La garmugia è una zuppa tradizionale legata alla città di Lucca. Viene chiamata anche gramugia ed è molto antica, come attestano scritti culinari anglofoni: pare risalga infatti al secolo XVII. Una nota interessante: nel volume Halpern’s Guide to the Essential Restaurants of Italy: From Milan to Rome with Notes on the Food and Wine viene descritta come una zuppa ben sostanziosa per via dei tanti ingredienti variegati che contiene, ma “sconosciuta fuori dalla provincia” lucchese, e quindi nel resto dell’Italia.
Esistono diverse versioni della garmugia per quello che riguarda gli ingredienti: questo fatto non deve stupire per due ragioni. La prima: trattandosi di una ricetta tradizionale antica, non solo si è lievemente trasformata nel tempo, ma ogni famiglia ha la propria variante che, forse, custodisce anche molto gelosamente, perché ha il sapore di casa e di affetti.
La seconda: si tratta di una pietanza di recupero e quindi comprende carni e verdure che possono (o non possono) essere avanzate.
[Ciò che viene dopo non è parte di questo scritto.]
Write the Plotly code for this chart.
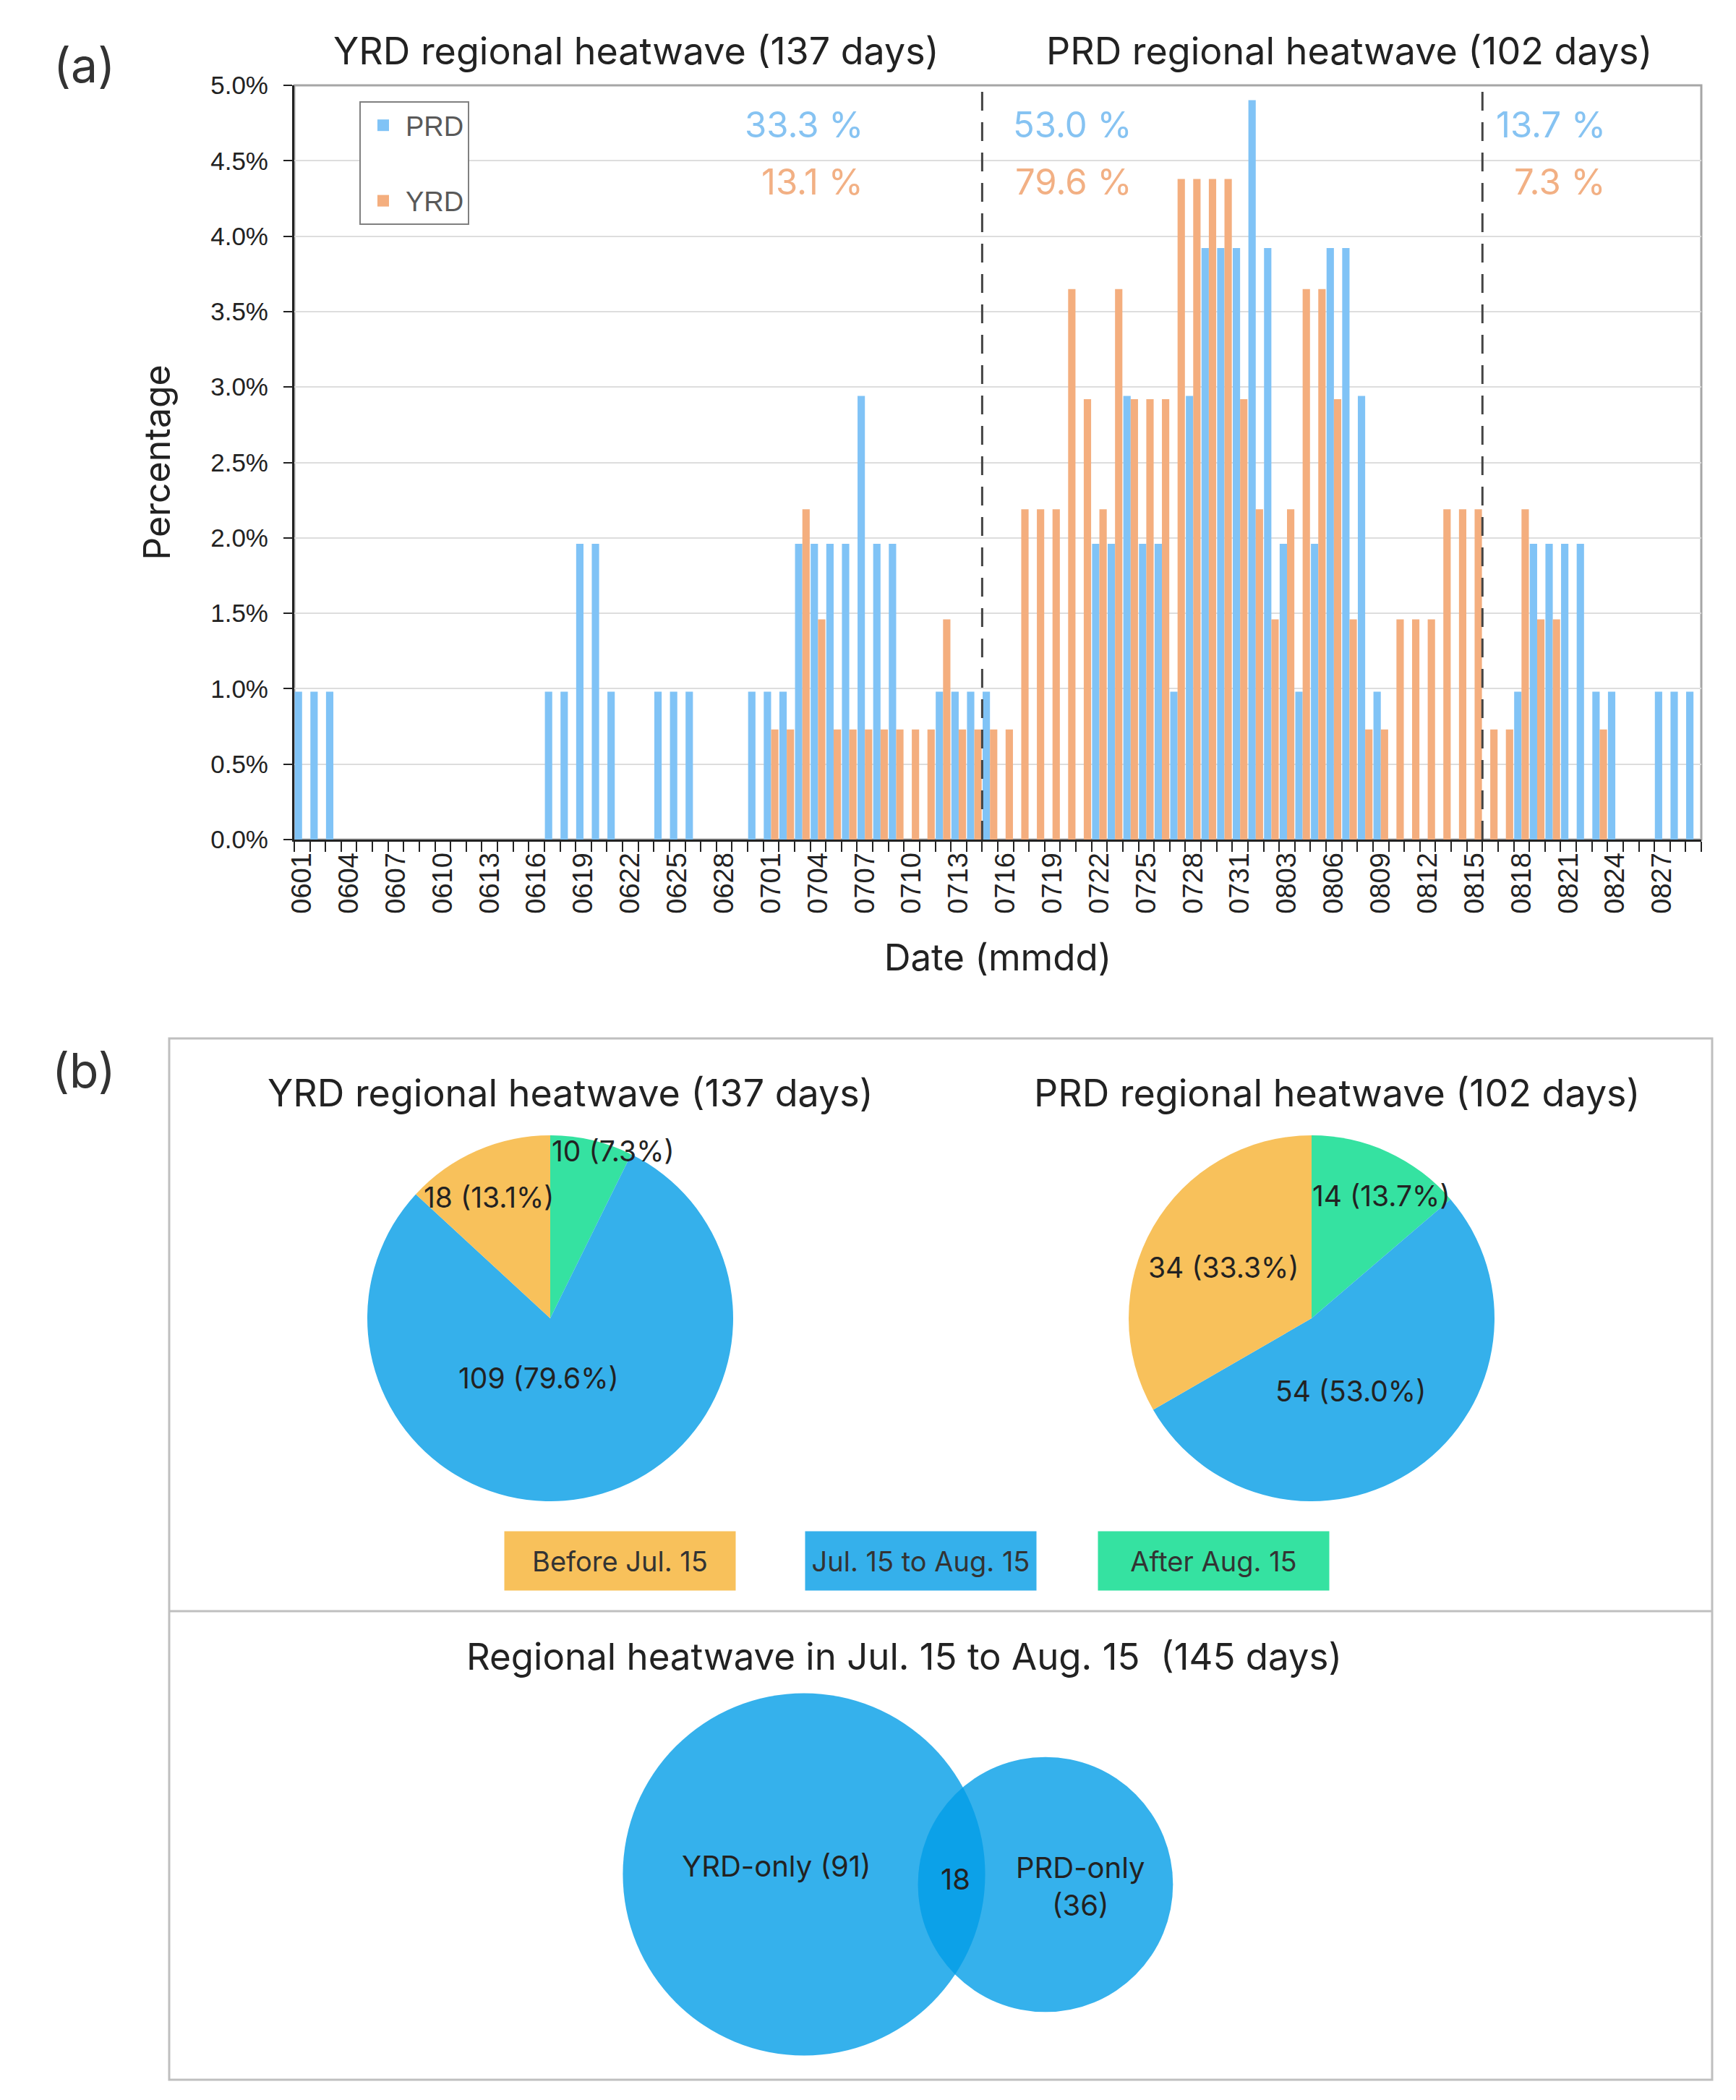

Tra gli ingredienti possibili, che non sono compresi nella ricetta qui descritta, ma talvolta si usano, ci sono il pollo (che viene utilizzato talvolta per il brodo), carota, sedano, barbabietola, salsiccia. Qualcuno può aggiungere pecorino o parmigiano reggiano grattugiato.
Vi consigliamo di preparare la garmugia in primavera, ovvero quando i carciofi, uno degli ingredienti principali, sono nella loro stagionalità. E di realizzare la zuppa all’interno di una pignatta, che, come sempre diciamo, ha un doppio vantaggio: quello di mantenere calda la zuppa quando si porta in tavola (anzi, la cottura prosegue un po’ addirittura a fuoco spento) e naturalmente quello di avere un vantaggio estetico innegabile, dedicato a chi ama una bella tavola apparecchiata.